(Clearwisdom.net) The other day, I mistakenly sent a text message to another practitioner whom I hadn’t seen in a few years. We figured out the mistake, and the practitioner then asked, “How’s cultivation?” I replied, “It is fine, how’s yours?” To which I never got a reply.
Since everything happens for a reason in cultivation, I was a bit puzzled as to why this interaction happened. I mentioned it to another practitioner who said, “How’s cultivation?” is often something people say without really meaning it.
After discussing this for a bit, we both realized that, “How’s cultivation?” shouldn’t be just idle chitchat or small talk. It should be something incredibly sacred and important. We all should deeply care about the state of our fellow practitioners' cultivation.
“The next person's things are your things, and your things are his things.” ("Teaching the Fa at the Washington, D.C. Fa Conference")
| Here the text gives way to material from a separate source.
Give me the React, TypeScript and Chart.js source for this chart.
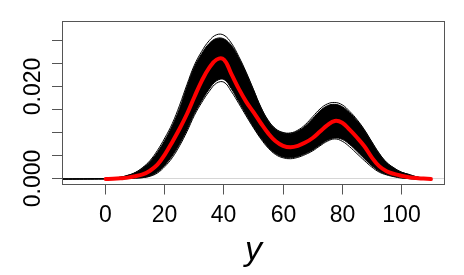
import React, { useEffect, useRef } from "react";
import { Chart, registerables } from "chart.js";

Chart.register(...registerables);

// ---- data ----
const xGrid = [
  -15, -12.5, -10, -7.5, -5, -2.5, 0, 2.5, 5, 7.5, 10, 12.5, 15, 17.5, 20, 22.5, 25, 27.5, 30, 32.5,
  35, 37.5, 40, 42.5, 45, 47.5, 50, 52.5, 55, 57.5, 60, 62.5, 65, 67.5, 70, 72.5, 75, 77.5, 80, 82.5,
  85, 87.5, 90, 92.5, 95, 97.5, 100, 102.5, 105, 107.5, 110,
];

// mean posterior predictive density (red)
const meanDensity = [
  null, null, null, null, null, null, 0.0, 0.00005, 0.00015, 0.0003, 0.0006, 0.001, 0.0018, 0.0031, 0.0053, 0.008, 0.0109, 0.0141, 0.0178, 0.0213,
  0.0241, 0.0259, 0.0259, 0.0228, 0.0196, 0.0168, 0.0145, 0.0121, 0.0099, 0.0082, 0.0072, 0.0069, 0.0072, 0.0079, 0.0089, 0.0103, 0.0117, 0.0126, 0.0122, 0.0107,
  0.009, 0.0071, 0.0047, 0.0028, 0.0017, 0.0011, 0.0007, 0.0004, 0.0002, 0.0001, 0.0,
];

// upper edge of the bundle of replicate densities
const upperDensity = [
  0.0, 0.0, 0.00002, 0.00003, 0.00005, 0.00008, 0.00012, 0.0002, 0.0004, 0.0008, 0.0014, 0.0024, 0.0038, 0.0058, 0.0084, 0.0115, 0.0153, 0.02, 0.0243, 0.0272,
  0.0294, 0.0305, 0.0304, 0.029, 0.0263, 0.023, 0.0193, 0.0155, 0.0126, 0.0108, 0.01, 0.0099, 0.0104, 0.0115, 0.0131, 0.0148, 0.0159, 0.0162, 0.0157, 0.0144,
  0.0127, 0.0106, 0.008, 0.0055, 0.0036, 0.0024, 0.0015, 0.001, 0.0005, 0.0002, 0.0001,
];

// lower edge of the bundle of replicate densities
const lowerDensity = [
  0.0, 0.0, 0.0, 0.0, 0.0, 0.0, 0.0, 0.00002, 0.00004, 0.0001, 0.0002, 0.0003, 0.0007, 0.0015, 0.003, 0.005, 0.0076, 0.0107, 0.0142, 0.017,
  0.0195, 0.0213, 0.0216, 0.0196, 0.0168, 0.014, 0.0113, 0.0089, 0.0069, 0.0055, 0.0048, 0.0046, 0.0049, 0.0055, 0.0063, 0.0074, 0.0084, 0.0089, 0.0086, 0.0075,
  0.006, 0.0044, 0.0029, 0.0017, 0.001, 0.0006, 0.0003, 0.0001, 0.0, 0.0, 0.0,
];

// a few stray replicate curves just outside the bundle
const highCurve = [
  0.0, 0.0, 0.00002, 0.00003, 0.00005, 0.00008, 0.00012, 0.0002, 0.0004, 0.0008, 0.0014, 0.0025, 0.004, 0.0062, 0.0089, 0.012, 0.016, 0.0205, 0.0247, 0.0277,
  0.03, 0.0313, 0.0312, 0.0295, 0.0266, 0.0232, 0.0194, 0.0156, 0.0127, 0.0109, 0.0101, 0.01, 0.0106, 0.0118, 0.0135, 0.0152, 0.0163, 0.0166, 0.0161, 0.0147,
  0.0129, 0.0107, 0.0081, 0.0056, 0.0036, 0.0024, 0.0015, 0.001, 0.0005, 0.0002, 0.0001,
];

const lowCurve = [
  0.0, 0.0, 0.0, 0.0, 0.0, 0.0, 0.0, 0.00002, 0.00004, 0.0001, 0.0002, 0.0003, 0.0006, 0.0013, 0.0027, 0.0046, 0.0072, 0.0103, 0.0138, 0.0166,
  0.019, 0.0208, 0.021, 0.019, 0.0164, 0.0137, 0.0111, 0.0087, 0.0067, 0.0053, 0.0046, 0.0044, 0.0047, 0.0053, 0.0061, 0.0072, 0.0082, 0.0087, 0.0082, 0.007,
  0.0055, 0.004, 0.0026, 0.0015, 0.0009, 0.0005, 0.0002, 0.0001, 0.0, 0.0, 0.0,
];

const xTicks = [0, 20, 40, 60, 80, 100];
const xTickLabels = ["0", "20", "40", "60", "80", "100"];
const yTicks = [0, 0.005, 0.01, 0.015, 0.02, 0.025, 0.03];
const yTickLabels = ["0.000", "", "", "", "0.020", "", ""];
const xTitle = "y";
const xRange = [-14.6, 114.6];
const yRange = [-0.00119, 0.03428];

const FONT = '"Liberation Sans", Arial, Helvetica, sans-serif';
const AXIS_COLOR = "#555555";

const rAxesPlugin = {
  id: "rAxes",
  beforeDatasetsDraw(chart: any) {
    const { ctx, chartArea: a, scales } = chart;
    const py = Math.round(scales.y.getPixelForValue(0)) - 0.5;
    ctx.save();
    ctx.strokeStyle = "#d6d6d6";
    ctx.lineWidth = 1;
    ctx.beginPath();
    ctx.moveTo(a.left, py);
    ctx.lineTo(a.right, py);
    ctx.stroke();
    ctx.restore();
  },
  afterDraw(chart: any) {
    const { ctx, chartArea: a, scales } = chart;
    const L = Math.floor(a.left) + 0.5;
    const R = Math.floor(a.right) + 0.5;
    const T = Math.floor(a.top) + 0.5;
    const B = Math.floor(a.bottom) + 0.5;
    ctx.save();
    ctx.strokeStyle = AXIS_COLOR;
    ctx.lineWidth = 1;
    ctx.strokeRect(L, T, R - L, B - T);

    // x axis ticks + labels
    ctx.fillStyle = "#000";
    ctx.font = `23px ${FONT}`;
    ctx.textAlign = "center";
    ctx.textBaseline = "alphabetic";
    xTicks.forEach((v, i) => {
      const px = Math.floor(scales.x.getPixelForValue(v)) + 0.5;
      ctx.beginPath();
      ctx.moveTo(px, B);
      ctx.lineTo(px, B + 10);
      ctx.stroke();
      ctx.fillText(xTickLabels[i], px, B + 37.5);
    });

    // y axis ticks + rotated labels
    yTicks.forEach((v, i) => {
      const py = Math.round(scales.y.getPixelForValue(v)) - 0.5;
      ctx.beginPath();
      ctx.moveTo(L - 10.5, py);
      ctx.lineTo(L, py);
      ctx.stroke();
      if (yTickLabels[i]) {
        ctx.save();
        ctx.translate(L - 22.5, py);
        ctx.rotate(-Math.PI / 2);
        ctx.fillText(yTickLabels[i], 0, 0);
        ctx.restore();
      }
    });

    // axis title
    ctx.font = `italic 34px ${FONT}`;
    ctx.fillText(xTitle, (a.left + a.right) / 2, B + 75);
    ctx.restore();
  },
};

const pts = (vals: (number | null)[]) => xGrid.map((x, i) => ({ x, y: vals[i] }));

export default function App() {
  const ref = useRef<HTMLCanvasElement | null>(null);

  useEffect(() => {
    if (!ref.current) return;
    const common = {
      pointRadius: 0,
      pointHoverRadius: 0,
      tension: 0.4,
      borderColor: "#000000",
      borderWidth: 1,
    };
    const chart = new Chart(ref.current, {
      type: "line",
      data: {
        datasets: [
          { ...common, data: pts(upperDensity), backgroundColor: "#000000", fill: "+1", order: 4 },
          { ...common, data: pts(lowerDensity), fill: false, order: 3 },
          { ...common, data: pts(highCurve), fill: false, order: 2 },
          { ...common, data: pts(lowCurve), fill: false, order: 1 },
          {
            ...common,
            data: pts(meanDensity),
            borderColor: "#ff0000",
            borderWidth: 4,
            borderCapStyle: "round",
            borderJoinStyle: "round",
            fill: false,
            spanGaps: false,
            order: 0,
          },
        ],
      } as any,
      options: {
        responsive: false,
        animation: false,
        events: [],
        layout: { padding: { left: 62.5, right: 19.5, top: 21, bottom: 90.5 } },
        plugins: { legend: { display: false }, tooltip: { enabled: false } },
        scales: {
          x: { type: "linear", display: false, min: xRange[0], max: xRange[1] },
          y: { type: "linear", display: false, min: yRange[0], max: yRange[1] },
        },
      },
      plugins: [rAxesPlugin],
    });
    return () => chart.destroy();
  }, []);

  return (
    <div style={{ position: "fixed", left: 0, top: 0, width: 464, height: 275, background: "#fff" }}>
      <canvas ref={ref} width={464} height={275} style={{ width: 464, height: 275, display: "block" }} />
    </div>
  );
}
If we truly felt this way, this wouldn’t be an empty question. Upon looking within, I found that when I usually ask, “How’s cultivation?” it’s when I’m stuck in a situation with a practitioner that I don’t know particularly well or am not very interested in talking to. “How’s cultivation?” had become for me, just something to say to be polite and to avoid an awkward silence, like “How are you today,” or “Nice weather.” This kind of interaction is based solely on how I felt, of preferring to talk to practitioners I might be friends with, and not wanting to talk to those I'm not.
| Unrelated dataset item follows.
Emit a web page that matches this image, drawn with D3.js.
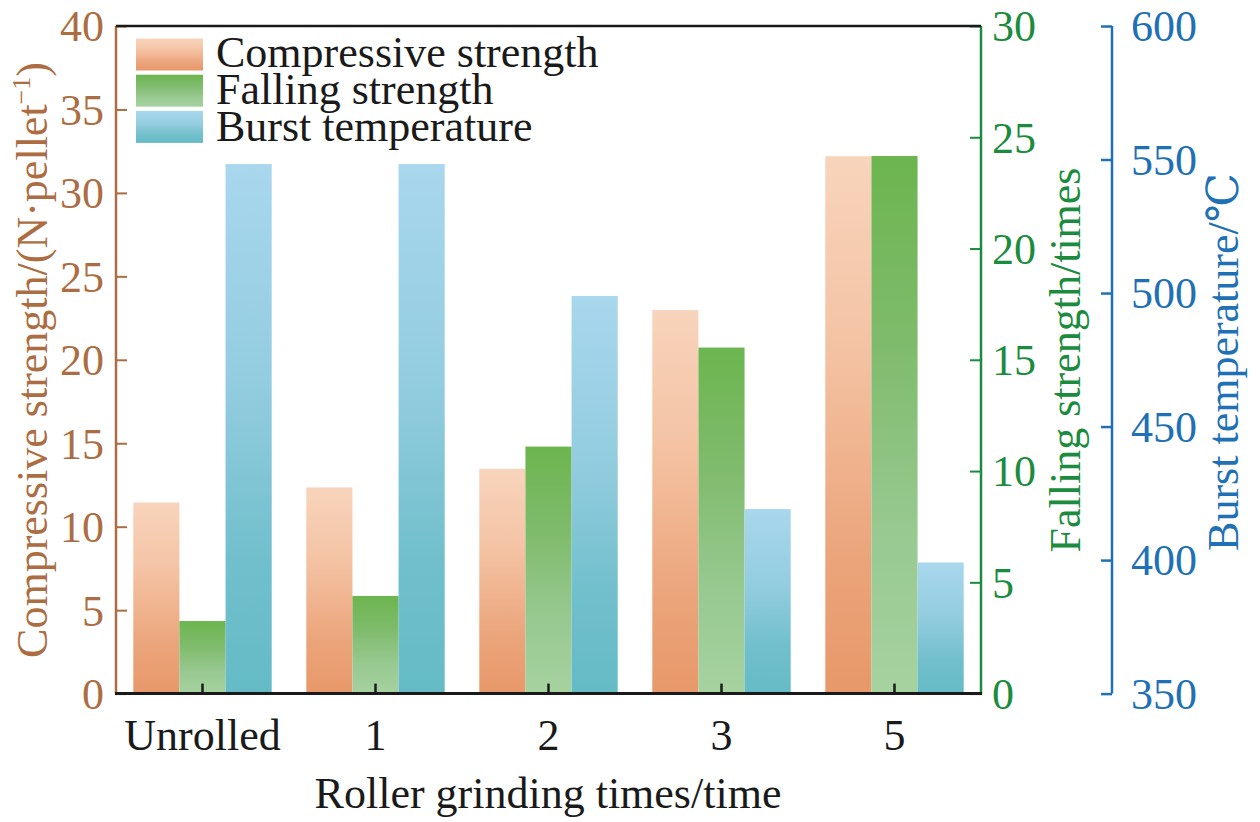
<!DOCTYPE html>
<html>
<head>
<meta charset="utf-8">
<script src="https://cdn.jsdelivr.net/npm/d3@7"></script>
<style>
  body { margin: 0; background: #fff; }
  svg { display: block; }
  text { font-family: "Liberation Serif", "Times New Roman", Times, "DejaVu Serif", serif; }
</style>
</head>
<body>
<svg id="chart" width="1260" height="822"></svg>
<script>
// donnees
const categories = ["Unrolled", "1", "2", "3", "5"];
const compressive = [11.45, 12.35, 13.47, 22.98, 32.2];
const falling = [3.26, 4.39, 11.1, 15.55, 24.16];
const burst = [548.3, 548.3, 498.9, 419.1, 399.1];
const leftTicks = [0, 5, 10, 15, 20, 25, 30, 35, 40];
const greenTicks = [0, 5, 10, 15, 20, 25, 30];
const blueTicks = [350, 400, 450, 500, 550, 600];

const brown = "#ab6d41";
const green = "#1b8c3e";
const blue = "#2070b6";
const police = "'Liberation Serif', 'Times New Roman', Times, 'DejaVu Serif', serif";

let svg = d3.select("#chart").attr("font-family", police);
let gauche = 116, droite = 981, haut = 26, bas = 693.6;

let x = d3.scaleBand().domain(categories).range([gauche, droite]).paddingInner(0.2).paddingOuter(0.1);
let xSub = d3.scaleBand().domain([0, 1, 2]).range([0, x.bandwidth()]);
let yLeft = d3.scaleLinear().domain([0, 40]).range([bas, haut]);
let yGreen = d3.scaleLinear().domain([0, 30]).range([bas, haut]);
let yBlue = d3.scaleLinear().domain([350, 600]).range([bas, haut]);

// degrades des barres
let defs = svg.append("defs");
let degrades = [
  { id: "gradComp", stops: [["0%", "#f8d4bc"], ["35%", "#f4c3a4"], ["75%", "#eba47a"], ["100%", "#e8986a"]] },
  { id: "gradFall", stops: [["0%", "#6cb54f"], ["35%", "#7fbb6c"], ["70%", "#98c991"], ["100%", "#a6d2a0"]] },
  { id: "gradBurst", stops: [["0%", "#a9d7ed"], ["40%", "#94cde0"], ["75%", "#71bfcc"], ["100%", "#64bbc6"]] }
];
degrades.forEach(function (g) {
  let lg = defs.append("linearGradient").attr("id", g.id)
    .attr("x1", 0).attr("y1", 0).attr("x2", 0).attr("y2", 1);
  g.stops.forEach(s => lg.append("stop").attr("offset", s[0]).attr("stop-color", s[1]));
});

let series = [
  { values: compressive, scale: yLeft, base: 0, fill: "url(#gradComp)" },
  { values: falling, scale: yGreen, base: 0, fill: "url(#gradFall)" },
  { values: burst, scale: yBlue, base: 350, fill: "url(#gradBurst)" }
];

series.forEach(function (s, k) {
  svg.append("g").selectAll("rect")
    .data(s.values)
    .join("rect")
    .attr("x", (d, i) => x(categories[i]) + xSub(k))
    .attr("width", xSub.bandwidth())
    .attr("y", d => s.scale(d))
    .attr("height", d => s.scale(s.base) - s.scale(d))
    .attr("fill", s.fill);
});

// axe gauche
let axeGauche = svg.append("g").attr("transform", `translate(${gauche},0)`)
  .call(d3.axisRight(yLeft).tickValues(leftTicks).tickSize(11).tickFormat(""));
axeGauche.select(".domain").remove();
axeGauche.selectAll("line").attr("stroke", brown).attr("stroke-width", 2);
svg.append("line").attr("x1", gauche).attr("x2", gauche).attr("y1", haut).attr("y2", bas)
  .attr("stroke", brown).attr("stroke-width", 2.5);
svg.append("g").selectAll("text").data(leftTicks).join("text")
  .attr("x", gauche - 12).attr("y", d => yLeft(d)).attr("dy", "0.35em")
  .attr("text-anchor", "end").attr("font-size", "44px").attr("fill", brown)
  .text(d => d);

// axe vert
let axeVert = svg.append("g").attr("transform", `translate(${droite},0)`)
  .call(d3.axisLeft(yGreen).tickValues(greenTicks).tickSize(11).tickFormat(""));
axeVert.select(".domain").remove();
axeVert.selectAll("line").attr("stroke", green).attr("stroke-width", 2);
svg.append("line").attr("x1", droite).attr("x2", droite).attr("y1", haut).attr("y2", bas)
  .attr("stroke", green).attr("stroke-width", 2.5);
svg.append("g").selectAll("text").data(greenTicks).join("text")
  .attr("x", droite + 11).attr("y", d => yGreen(d)).attr("dy", "0.35em")
  .attr("font-size", "44px").attr("fill", green)
  .text(d => d);

// axe bleu
let xBleu = 1112;
let axeBleu = svg.append("g").attr("transform", `translate(${xBleu},0)`)
  .call(d3.axisLeft(yBlue).tickValues(blueTicks).tickSize(11).tickFormat(""));
axeBleu.select(".domain").remove();
axeBleu.selectAll("line").attr("stroke", blue).attr("stroke-width", 2.5);
svg.append("line").attr("x1", xBleu).attr("x2", xBleu).attr("y1", haut).attr("y2", bas)
  .attr("stroke", blue).attr("stroke-width", 2.5);
svg.append("g").selectAll("text").data(blueTicks).join("text")
  .attr("x", xBleu + 19).attr("y", d => yBlue(d)).attr("dy", "0.35em")
  .attr("font-size", "44px").attr("fill", blue)
  .text(d => d);

// cadre haut et bas
svg.append("line").attr("x1", gauche).attr("x2", droite).attr("y1", haut).attr("y2", haut)
  .attr("stroke", "#1a1a1a").attr("stroke-width", 2.5);
svg.append("line").attr("x1", gauche - 1).attr("x2", droite + 1).attr("y1", bas).attr("y2", bas)
  .attr("stroke", "#1a1a1a").attr("stroke-width", 3);

// axe des categories
let axeX = svg.append("g").attr("transform", `translate(0,${bas})`)
  .call(d3.axisTop(x).tickSize(10).tickFormat(""));
axeX.select(".domain").remove();
axeX.selectAll("line").attr("stroke", "#1a1a1a").attr("stroke-width", 2.5);
svg.append("g").selectAll("text").data(categories).join("text")
  .attr("x", d => x(d) + x.bandwidth() / 2).attr("y", 750)
  .attr("text-anchor", "middle").attr("font-size", "44px").attr("fill", "#1a1a1a")
  .text(d => d);

svg.append("text").attr("x", 548).attr("y", 808)
  .attr("text-anchor", "middle").attr("font-size", "44px").attr("fill", "#1a1a1a")
  .text("Roller grinding times/time");

// titres des axes verticaux
let titreG = svg.append("text")
  .attr("transform", "translate(47,360) rotate(-90)")
  .attr("text-anchor", "middle").attr("font-size", "44px").attr("fill", brown);
titreG.append("tspan").text("Compressive strength/(N·pellet");
titreG.append("tspan").attr("font-size", "26px").attr("dy", "-17").text("−1");
titreG.append("tspan").attr("dy", "17").text(")");

svg.append("text")
  .attr("transform", "translate(1080,360) rotate(-90)")
  .attr("text-anchor", "middle").attr("font-size", "44px").attr("fill", green)
  .text("Falling strength/times");

svg.append("text")
  .attr("transform", "translate(1238,362) rotate(-90)")
  .attr("text-anchor", "middle").attr("font-size", "44px").attr("fill", blue)
  .text("Burst temperature/℃");

// legende
let legende = [
  { label: "Compressive strength", fill: "url(#gradComp)" },
  { label: "Falling strength", fill: "url(#gradFall)" },
  { label: "Burst temperature", fill: "url(#gradBurst)" }
];
let gLeg = svg.append("g");
gLeg.selectAll("rect").data(legende).join("rect")
  .attr("x", 136).attr("y", (d, i) => 38.5 + i * 36.2)
  .attr("width", 67).attr("height", 32)
  .attr("fill", d => d.fill);
gLeg.selectAll("text").data(legende).join("text")
  .attr("x", 216).attr("y", (d, i) => 66.5 + i * 37)
  .attr("font-size", "44px").attr("fill", "#1a1a1a")
  .text(d => d.label);
</script>
</body>
</html>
“Since human beings have sentimentality, being upset is sentimentality, so are happiness, love, hatred, enjoying doing one thing, resenting doing another thing, preferring one person to another, hobbies, and dislikes. Everything belongs to sentimentality, and everyday people just live for it. Then, as a practitioner and one who rises above and beyond, one should not use this approach to judge things, and one should break away from them.” ("Demonic Interference In Cultivation," from Zhuan Falun)
If I say something as monumental as “How’s cultivation?” it should be something I mean and care about with all my heart.